Adam has already made arrangements so that a table is set under one of the two large canvas cabanas near this end of the pool.

He has given Julio and Herman the morning off, letting them sleep in after the long drive up the coast last night. One of Julio’s lieutenants is watching the cars, and another is sitting in the lobby, reading the paper and keeping an eye.

“It’s hardly worth staying open,” says Adam. “The place is empty.”

He is right. Harry is alone, swimming in a pool the size of a lake. According to the clerk, the only other guest besides our party checked out this morning. Larger groups are clustered at the big resorts down the road where they cater to tour groups and trade conventions. But any way you cut it, it’s definitely not the high season in Cancún.

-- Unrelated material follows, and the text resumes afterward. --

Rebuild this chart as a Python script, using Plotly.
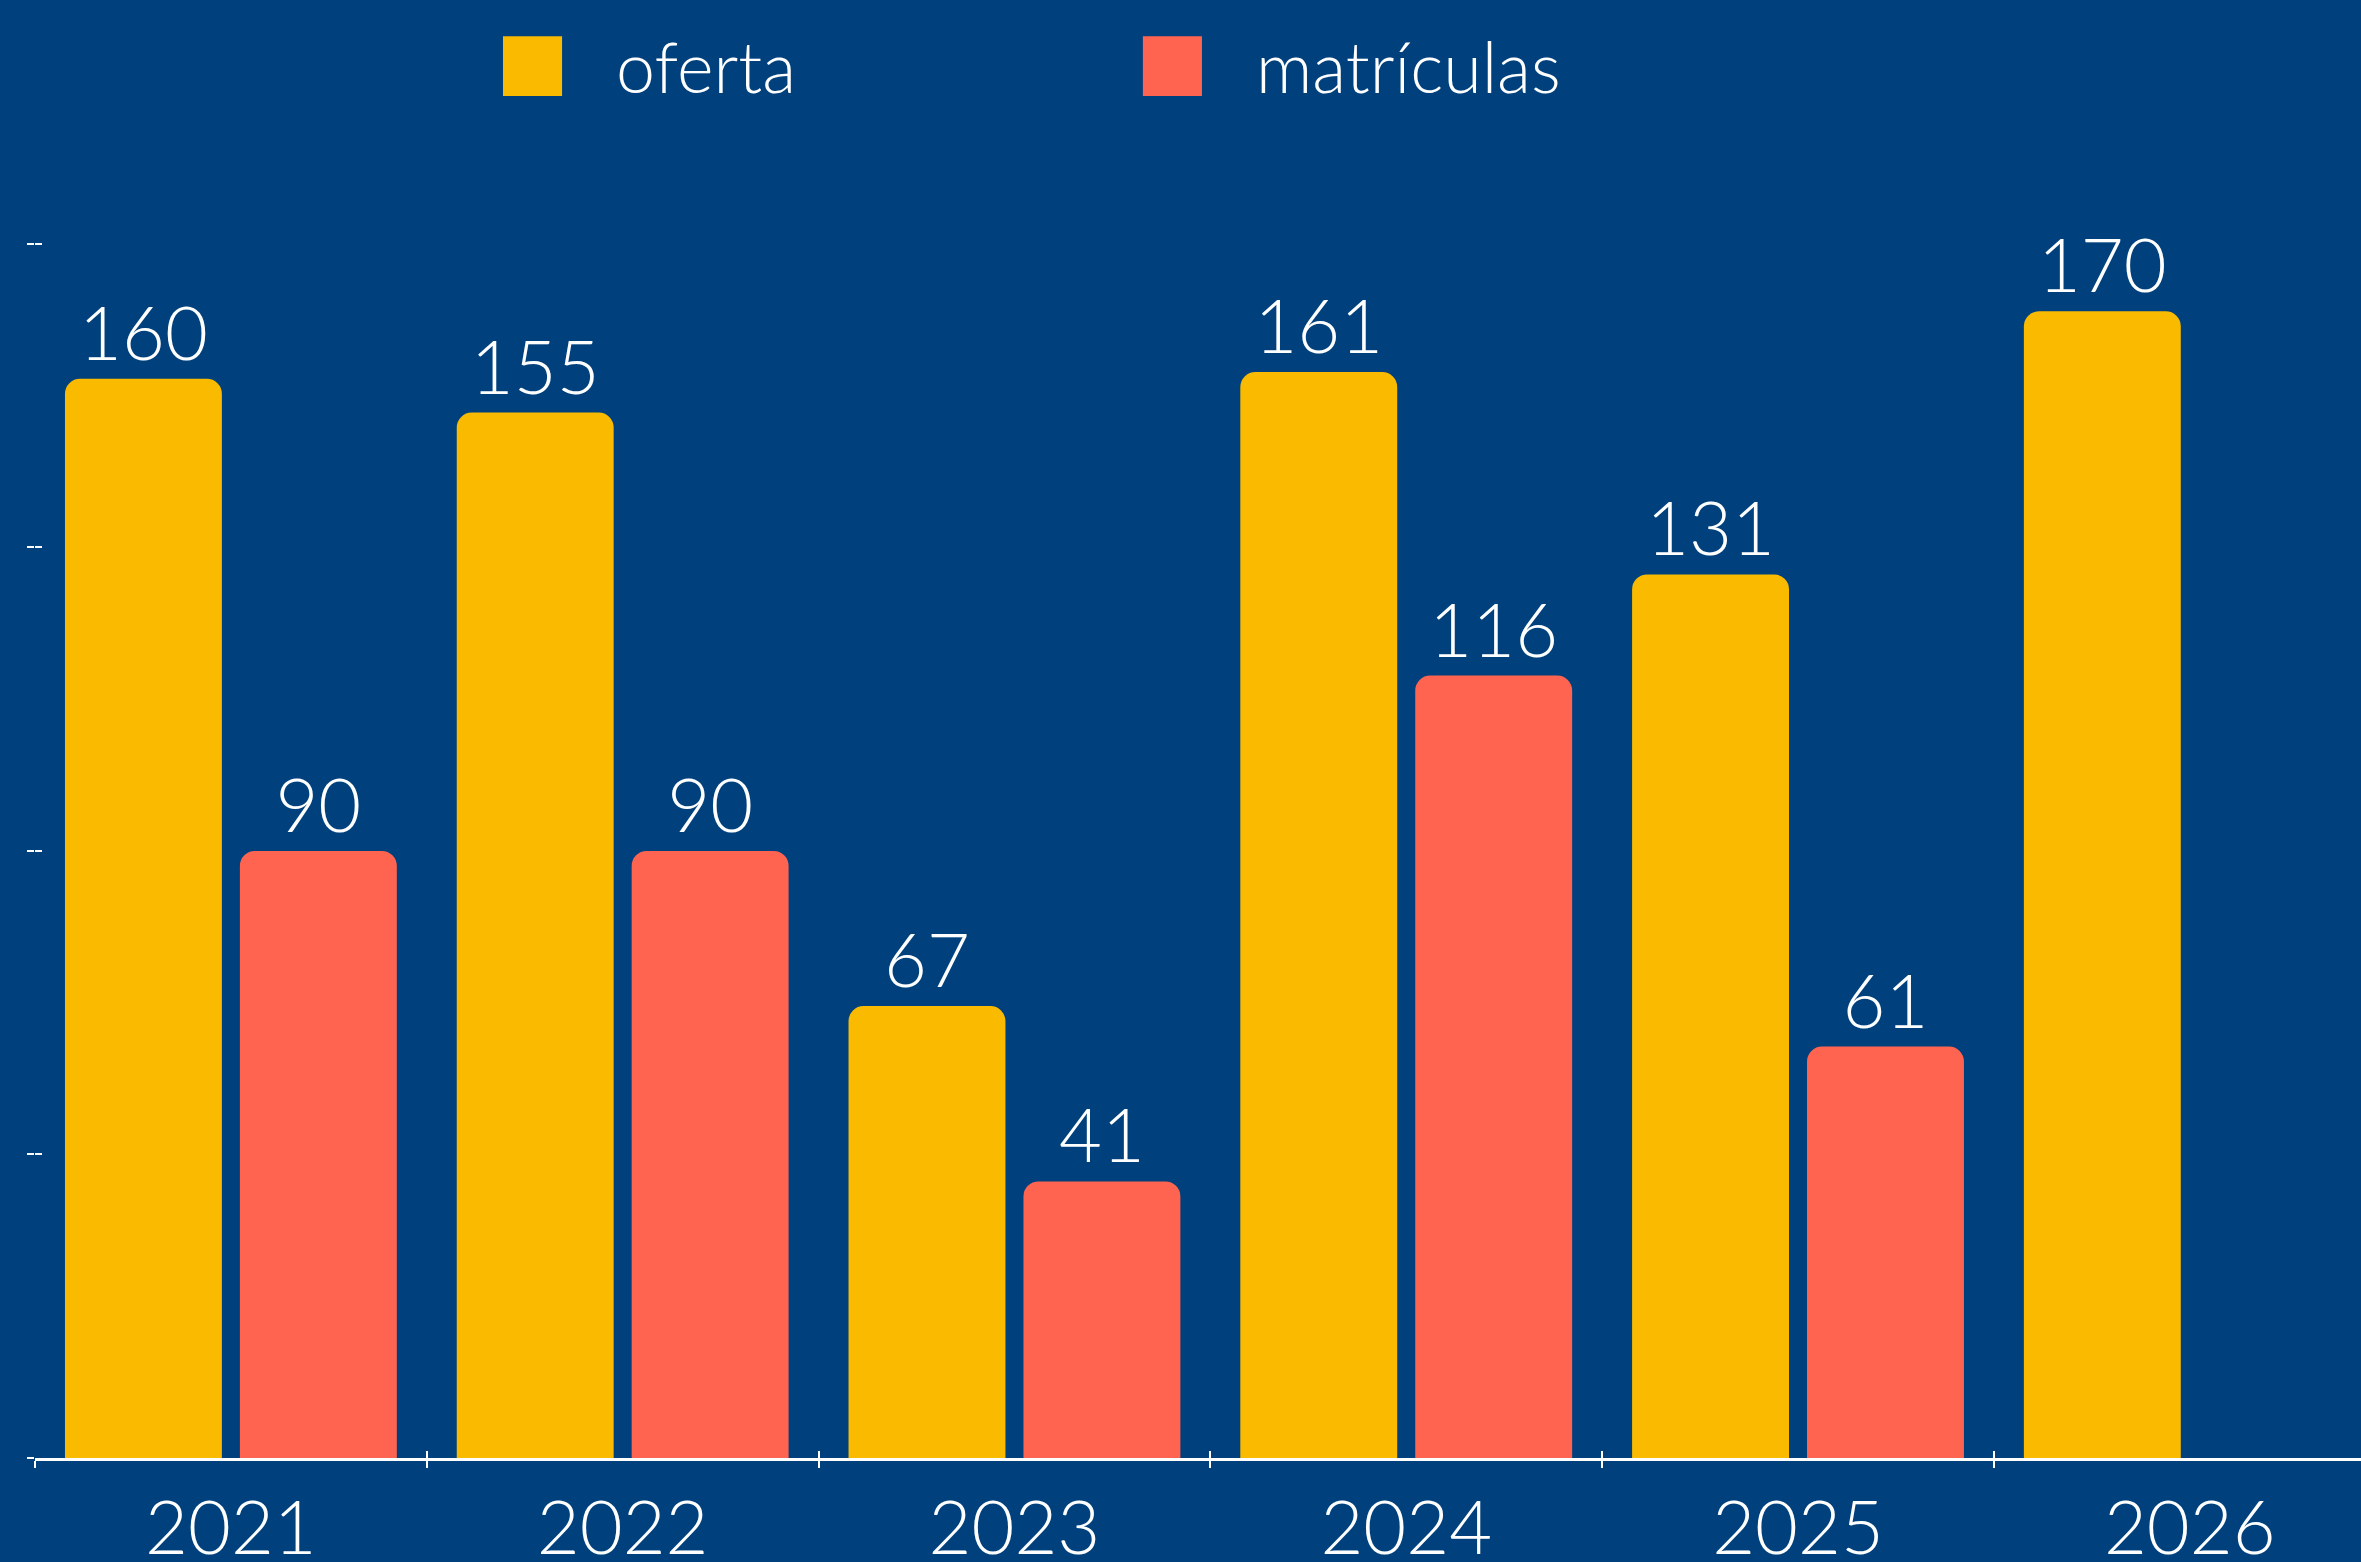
import plotly.graph_objects as go

years = ["2021", "2022", "2023", "2024", "2025", "2026"]
oferta = [160, 155, 67, 161, 131, 170]
matriculas = [90, 90, 41, 116, 61, None]
series_names = ["oferta", "matrículas"]

BG = "#00417D"
YELLOW = "#F9BA00"
CORAL = "#FF6451"
FONT = "Lato"
WEIGHT = 300

fig = go.Figure()
for name, vals, col in [(series_names[0], oferta, YELLOW), (series_names[1], matriculas, CORAL)]:
    fig.add_trace(go.Bar(
        x=years, y=vals, name=name,
        marker=dict(color=col, cornerradius=15, line=dict(width=0)),
        texttemplate="%{y}", textposition="outside", constraintext="none",
        textfont=dict(color="white", size=74, family=FONT, weight=WEIGHT),
        cliponaxis=False, showlegend=False,
    ))
# helper trace to create overlay axes (ticks on the other side)
fig.add_trace(go.Scatter(x=[], y=[], xaxis="x2", yaxis="y2", showlegend=False, hoverinfo="skip"))

XR = [-0.5, 5.437]
YR = [0, 200]
fig.update_layout(
    width=2361, height=1562,
    paper_bgcolor=BG, plot_bgcolor=BG,
    margin=dict(l=35, r=0, t=109, b=104, autoexpand=False),
    barmode="group", bargap=0.107, bargroupgap=0.103,
    showlegend=False,
    font=dict(family=FONT, color="white", weight=WEIGHT),
    xaxis=dict(
        type="category", range=XR, tickson="boundaries", automargin=False,
        ticks="outside", ticklen=7, tickwidth=2, tickcolor="white",
        showline=True, linecolor="white", linewidth=3,
        showgrid=False, zeroline=False,
        tickfont=dict(size=74, color="white", family=FONT, weight=WEIGHT),
        ticklabelstandoff=4,
    ),
    xaxis2=dict(
        overlaying="x", anchor="y", side="bottom", range=XR, automargin=False,
        tick0=-0.5, dtick=1, ticks="inside", ticklen=7, tickwidth=2, tickcolor="white",
        showticklabels=False, showgrid=False, zeroline=False, showline=False,
    ),
    yaxis=dict(
        range=YR, tick0=0, dtick=45, ticks="outside", ticklen=7, tickwidth=2, tickcolor="white",
        showticklabels=False, showgrid=False, zeroline=False, showline=False, automargin=False,
    ),
    yaxis2=dict(
        overlaying="y", anchor="x", side="left", range=YR, automargin=False,
        tick0=0, dtick=45, ticks="inside", ticklen=7, tickwidth=2, tickcolor="white",
        showticklabels=False, showgrid=False, zeroline=False, showline=False,
    ),
)

# manual legend with large swatches
legend_items = [(series_names[0], YELLOW, 0.2012, 0.2266, 0.2489),
                (series_names[1], CORAL, 0.4763, 0.5017, 0.5241)]
for name, col, x0, x1, tx in legend_items:
    fig.add_shape(type="rect", xref="paper", yref="paper", x0=x0, x1=x1, y0=1.0096, y1=1.054,
                  fillcolor=col, line=dict(width=0))
    fig.add_annotation(xref="paper", yref="paper", x=tx, y=1.0319, text=name, showarrow=False,
                       xanchor="left", yanchor="middle",
                       font=dict(size=70, color="white", family=FONT, weight=WEIGHT))

fig.write_html("out.html", config={"displayModeBar": False},
               post_script="document.body.style.margin='0';document.body.style.overflow='hidden';")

Tiny ultralights, their engines buzzing like lawn mowers, fly by every few minutes, heading north up the beach trailing banners trying to peddle anything that the few tourists might be willing to buy. This one has a sign that reads:
PAT O

BRIEN

S

CARIBBEAN LOBSTER TAIL
.

Harry climbs out of the pool, but not before he splashes some water on the concrete. He grabs a towel from a stack on one of the chaise longues, then toe-dances over the hot pavement to the island of shade under the cabana. He puts one foot up on the chair, drying himself off and looking out toward the ocean.

“You know, I been thinking.” Harry is trying to clear water out of an ear with one finger, using a corner of the towel. “If the three of us were able to piece this together—Espinoza, Saldado, the Ibarras—why haven’t the cops?”

“It could have to do with the fact that we’re palming some of their cards,” I tell him.

“Like Nick’s PDA,” says Adam.

“And the letter from Pablo Ibarra,” I say.

Adam smiles. “Point taken.”

“I know that,” says Harry. “But you gotta figure there’s only three of us. The cops have an army, a ton of resources, computerized crime histories, forensics lab, snitches on the municipal payroll. By now they’ve gotta have Saldado’s fingerprints from his apartment.”

“Which means?” says Adam.

“Which means they probably know more than we do—his real name, for starters. It couldn’t take that long to check with the Mexican authorities.”

“So what’s your point?” says Adam.

“So if Saldado has a record in Mexico, it would show associations, people he ran with. You’d think the cops could connect the dots.”

“Maybe they’re just a little slower off the ball,” says Adam.

“That and a lack of motivation,” says Harry.

“What do you mean?”

“Paul and I have talked about it. Nick wasn’t the kind of crime victim that brings on waves of passion in the breast of law enforcement.”

“You don’t really think they’re sitting on the case?” says Tolt.

“One thing we know they don’t have is a Gulfstream to wing their way south,” I tell him.

Adam’s eyebrows arch as he looks at me.

“Not that I’m unappreciative. It’s a fact. Unless they’re flying down here to pick up a suspect, or question one already in custody, that kind of travel takes time to work its way through the bureaucracy.”

“I hadn’t thought of that,” says Adam. “Then you think they might be on the trail?”

“I don’t know how they could miss it,” says Harry. “The trail to the Ibarras couldn’t be more clear unless we hung signs. You gave the cops their names at the hospital.”

Adam’s expression is one of approval, nodding as his eyes gaze down at the table, some restoration of faith in the system.

“And they’ll have the letter from Ibarra by now. I know because my ears have been burning for the last day,” says Adam. “That lieutenant, what’s his name?”

“Ortiz,” I say.

“He’s gonna be on the warpath when I get back. Wanting to know how long I had Ibarra’s letter. It’s why I haven’t called the office. I don’t want anybody there to have to say they talked to me, or that they know where I am. Better if I’m able to say I was out of touch until I got back.”

“Then what are you gonna do?” says Harry.

“Hunker down, take some official abuse I suppose. What can they do?”

“If they can prove you were sitting on the letter, plenty,” says Harry. “If it’s all the same with you, I’d just as soon be back in San Diego tonight, watching the Dodgers kick the crap out of the Padres on the tube. Instead we’re goin’ to see some guy, who if he’s anything like his kids, is probably gonna have his people kick the crap out of us. That’s if we’re lucky.”

“We’ll be home tomorrow,” I tell him. “You can read the box scores in the paper.”